------ DATASET ENTRIES ------

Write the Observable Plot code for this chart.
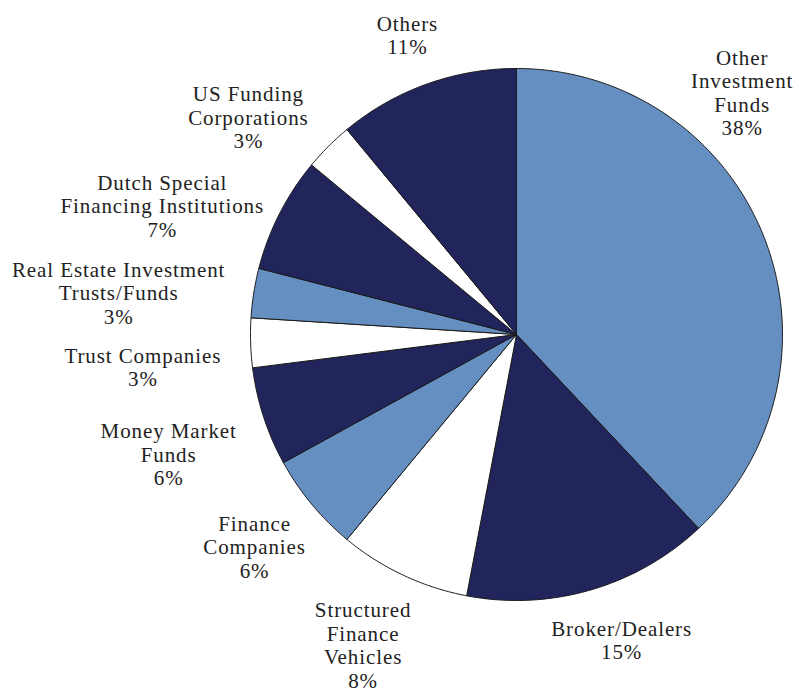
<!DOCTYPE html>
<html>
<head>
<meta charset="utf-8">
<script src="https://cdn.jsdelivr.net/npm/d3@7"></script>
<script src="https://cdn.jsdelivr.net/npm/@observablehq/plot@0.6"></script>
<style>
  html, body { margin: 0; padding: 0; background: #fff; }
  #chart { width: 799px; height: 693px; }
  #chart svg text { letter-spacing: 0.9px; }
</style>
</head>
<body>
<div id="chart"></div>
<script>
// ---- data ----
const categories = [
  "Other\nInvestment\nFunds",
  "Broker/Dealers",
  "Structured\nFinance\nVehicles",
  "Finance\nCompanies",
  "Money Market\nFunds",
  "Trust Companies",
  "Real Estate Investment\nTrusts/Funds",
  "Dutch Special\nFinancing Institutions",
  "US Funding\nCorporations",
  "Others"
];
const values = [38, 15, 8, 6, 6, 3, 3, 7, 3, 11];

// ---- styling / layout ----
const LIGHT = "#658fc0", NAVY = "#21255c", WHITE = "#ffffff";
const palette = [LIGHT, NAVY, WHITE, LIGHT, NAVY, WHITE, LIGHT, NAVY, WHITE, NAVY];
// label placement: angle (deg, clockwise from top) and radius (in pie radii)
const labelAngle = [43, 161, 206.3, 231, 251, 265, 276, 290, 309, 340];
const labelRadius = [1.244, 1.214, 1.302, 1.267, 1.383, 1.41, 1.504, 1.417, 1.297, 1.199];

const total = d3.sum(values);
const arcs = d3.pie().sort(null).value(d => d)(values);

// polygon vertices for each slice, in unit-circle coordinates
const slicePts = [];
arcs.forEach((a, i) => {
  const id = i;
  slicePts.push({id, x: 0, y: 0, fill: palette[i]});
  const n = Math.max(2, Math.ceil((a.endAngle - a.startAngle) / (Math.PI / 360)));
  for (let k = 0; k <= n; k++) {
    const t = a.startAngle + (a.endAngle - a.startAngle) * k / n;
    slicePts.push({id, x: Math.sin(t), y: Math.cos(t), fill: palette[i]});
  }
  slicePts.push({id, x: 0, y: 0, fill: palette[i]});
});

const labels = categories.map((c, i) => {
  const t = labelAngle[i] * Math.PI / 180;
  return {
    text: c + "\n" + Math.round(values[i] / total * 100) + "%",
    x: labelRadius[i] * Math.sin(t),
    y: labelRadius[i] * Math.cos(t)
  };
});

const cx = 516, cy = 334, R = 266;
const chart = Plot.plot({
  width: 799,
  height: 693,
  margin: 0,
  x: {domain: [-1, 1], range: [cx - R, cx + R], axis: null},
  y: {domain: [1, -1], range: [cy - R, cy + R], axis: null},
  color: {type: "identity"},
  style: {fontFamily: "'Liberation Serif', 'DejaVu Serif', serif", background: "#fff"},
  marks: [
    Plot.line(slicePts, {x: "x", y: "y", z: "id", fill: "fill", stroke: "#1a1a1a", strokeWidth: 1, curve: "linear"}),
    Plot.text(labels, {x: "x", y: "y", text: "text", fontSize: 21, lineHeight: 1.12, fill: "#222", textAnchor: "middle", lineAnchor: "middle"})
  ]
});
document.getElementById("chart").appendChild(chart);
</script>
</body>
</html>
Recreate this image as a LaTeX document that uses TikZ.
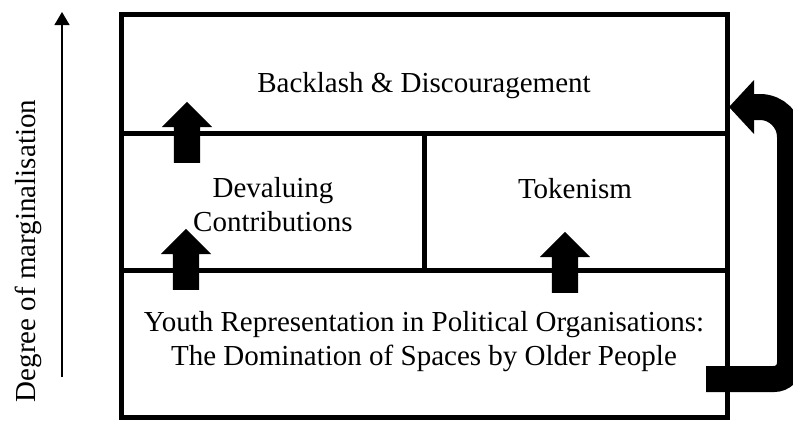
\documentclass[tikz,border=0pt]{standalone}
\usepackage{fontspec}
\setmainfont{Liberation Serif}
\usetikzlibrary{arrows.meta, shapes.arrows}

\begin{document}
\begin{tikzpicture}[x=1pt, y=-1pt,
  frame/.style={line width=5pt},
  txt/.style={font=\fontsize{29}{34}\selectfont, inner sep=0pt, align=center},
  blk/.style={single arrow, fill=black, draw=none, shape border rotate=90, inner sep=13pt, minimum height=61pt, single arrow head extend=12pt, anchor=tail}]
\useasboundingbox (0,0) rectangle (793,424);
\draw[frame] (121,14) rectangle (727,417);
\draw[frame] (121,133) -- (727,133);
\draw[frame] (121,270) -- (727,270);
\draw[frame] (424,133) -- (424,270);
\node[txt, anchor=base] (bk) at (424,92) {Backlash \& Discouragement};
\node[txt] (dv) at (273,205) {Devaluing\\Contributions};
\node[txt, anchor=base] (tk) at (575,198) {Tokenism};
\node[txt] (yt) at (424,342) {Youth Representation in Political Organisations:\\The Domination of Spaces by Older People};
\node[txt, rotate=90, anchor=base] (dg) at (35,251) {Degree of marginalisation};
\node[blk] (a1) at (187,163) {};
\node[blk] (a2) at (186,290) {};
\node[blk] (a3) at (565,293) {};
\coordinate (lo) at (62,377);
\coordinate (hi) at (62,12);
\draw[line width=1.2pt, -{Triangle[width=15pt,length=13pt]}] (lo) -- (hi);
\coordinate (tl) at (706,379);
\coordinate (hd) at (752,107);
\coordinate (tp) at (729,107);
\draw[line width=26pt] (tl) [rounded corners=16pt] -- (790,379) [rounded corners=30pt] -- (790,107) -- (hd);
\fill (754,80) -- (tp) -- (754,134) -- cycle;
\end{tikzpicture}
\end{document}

------

Reproduce the lines above, exactly and exclusively, from the line containing "Recreate this image" down to the last line, both included; pictures are not part of the copy.

Recreate this image as a LaTeX document that uses TikZ.
\documentclass[tikz,border=0pt]{standalone}
\usepackage{fontspec}
\setmainfont{Liberation Serif}
\usetikzlibrary{arrows.meta, shapes.arrows}

\begin{document}
\begin{tikzpicture}[x=1pt, y=-1pt,
  frame/.style={line width=5pt},
  txt/.style={font=\fontsize{29}{34}\selectfont, inner sep=0pt, align=center},
  blk/.style={single arrow, fill=black, draw=none, shape border rotate=90, inner sep=13pt, minimum height=61pt, single arrow head extend=12pt, anchor=tail}]
\useasboundingbox (0,0) rectangle (793,424);
\draw[frame] (121,14) rectangle (727,417);
\draw[frame] (121,133) -- (727,133);
\draw[frame] (121,270) -- (727,270);
\draw[frame] (424,133) -- (424,270);
\node[txt, anchor=base] (bk) at (424,92) {Backlash \& Discouragement};
\node[txt] (dv) at (273,205) {Devaluing\\Contributions};
\node[txt, anchor=base] (tk) at (575,198) {Tokenism};
\node[txt] (yt) at (424,342) {Youth Representation in Political Organisations:\\The Domination of Spaces by Older People};
\node[txt, rotate=90, anchor=base] (dg) at (35,251) {Degree of marginalisation};
\node[blk] (a1) at (187,163) {};
\node[blk] (a2) at (186,290) {};
\node[blk] (a3) at (565,293) {};
\coordinate (lo) at (62,377);
\coordinate (hi) at (62,12);
\draw[line width=1.2pt, -{Triangle[width=15pt,length=13pt]}] (lo) -- (hi);
\coordinate (tl) at (706,379);
\coordinate (hd) at (752,107);
\coordinate (tp) at (729,107);
\draw[line width=26pt] (tl) [rounded corners=16pt] -- (790,379) [rounded corners=30pt] -- (790,107) -- (hd);
\fill (754,80) -- (tp) -- (754,134) -- cycle;
\end{tikzpicture}
\end{document}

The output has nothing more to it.